5. Automated EDR & Centralized Threat Hunting

Goal

Demonstration of Harmony Endpoint Centralized EDR and Threat Hunting capabilities.

Discussion points

  • Harmony Endpoint automated EDR capabilities with industry’s best host based forensics capabilities and largest amount of information gathered and analyzed.

  • Harmony Endpoint centralized Threat Hunting receives forensics information from all agents to enable real time hunting of IoCs and IoAs.

  • Multi-layered endpoint protection platform with automated EDR and centralized Threat Hunting to visualize and hunt organization wide attack attempts and anomalies.

Watch the Demonstration Video

For brevity, this video shows only the most important steps.

Instructions

Important - This part must be performed after the step of Backdoor attack leading to a Ransomware attack or after a customized attack you crafted for Threat Hunting data to be available.

The procedure below describes all steps to demonstrate the scenario.

Step

Instructions

1

Navigate to the Threat Hunting section at the Harmony Endpoint management platform on chkp-demodays.xyz account.

2

There are 2 main ways to start hunting:

  1. Starting from a known IoC from a previous forensics report – such as part 3 Ransomware attack trigger or entry point or a specific machine. IoCs can be found in publications such as in our research.checkpoint.com.

  2. Start with a predefined query,

    Harmony Endpoint Threat Hunting service includes useful predefined queries that can be used to view contextual real time centralized forensics details and search for possible attack attempts that are yet to be discovered. It also help to understand user behavior and anomalies in the organization.

Let’s start hunting

3

First, let’s start by looking at the forensics report and using the attack start process from stage 2 : Pithon_setup.exe.

4

At the search line press the + sign, choose process name is and type pithon_setup.exe.

5

Process exists only on the Windows server protected machine and it is not signed.

6

Let’s add the BOAZ-GAR-WINDOW machine to the query, search for unsigned processes and remove the pithon_setup.exe to find potential backdoor processes we have yet to discover.

  1. Click on the not signed at the “signed by” field and choose to include.

  2. Click on the BOAZ-GAR-WINDOW at the machine field and choose to include.

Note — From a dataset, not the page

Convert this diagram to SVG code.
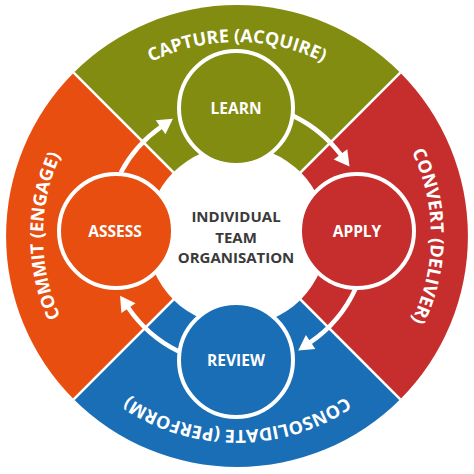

  3. Finally, remove the query for pithon_setup.exe by clicking the ‘X’ next to it in the query line.

7

The time line bar shows us the number of events happing at a certain time.

Let’s take a close view.

8

Click on the latest series of events to zoom in.

9

Let’s zoom in a little closer to exclude the trusted processes by clicking on the red hexagon.

10

Great hunting, you have found the backdoor process scvhost.exe that the attacker used to infiltrate the server and execute a Ransomware attack.

11

Include the scvhost.exe in the query and remove all other parameters to pivot from here to hunt all the other possible backdoors at the organization if exist.

Notice it is spelled scvhost.exe and not svchost.exe as it should be.

12

In a real life scenario you will set the date to a past date to include all possible backdoor processes in order to review the history and if the attacker implemented more backdoors in the organization that are yet to be activated.

13

Now that we have all the backdoor processes in one place,

You will be able to quarantine them by clicking on action and Quarantine.

The quarantine is performed via Push Operations action:

14

In real life scenarios, you will be able to quarantine as an admin.

Important - In this demo scenario, you will only be able to show that it is possible but you will not have permissions to do so since the demo user is read only.

15

In case you demonstrated with your own portal or admin users you can go back to the windows server protected machine, open task manager and see that the scvhost.exe process is not running.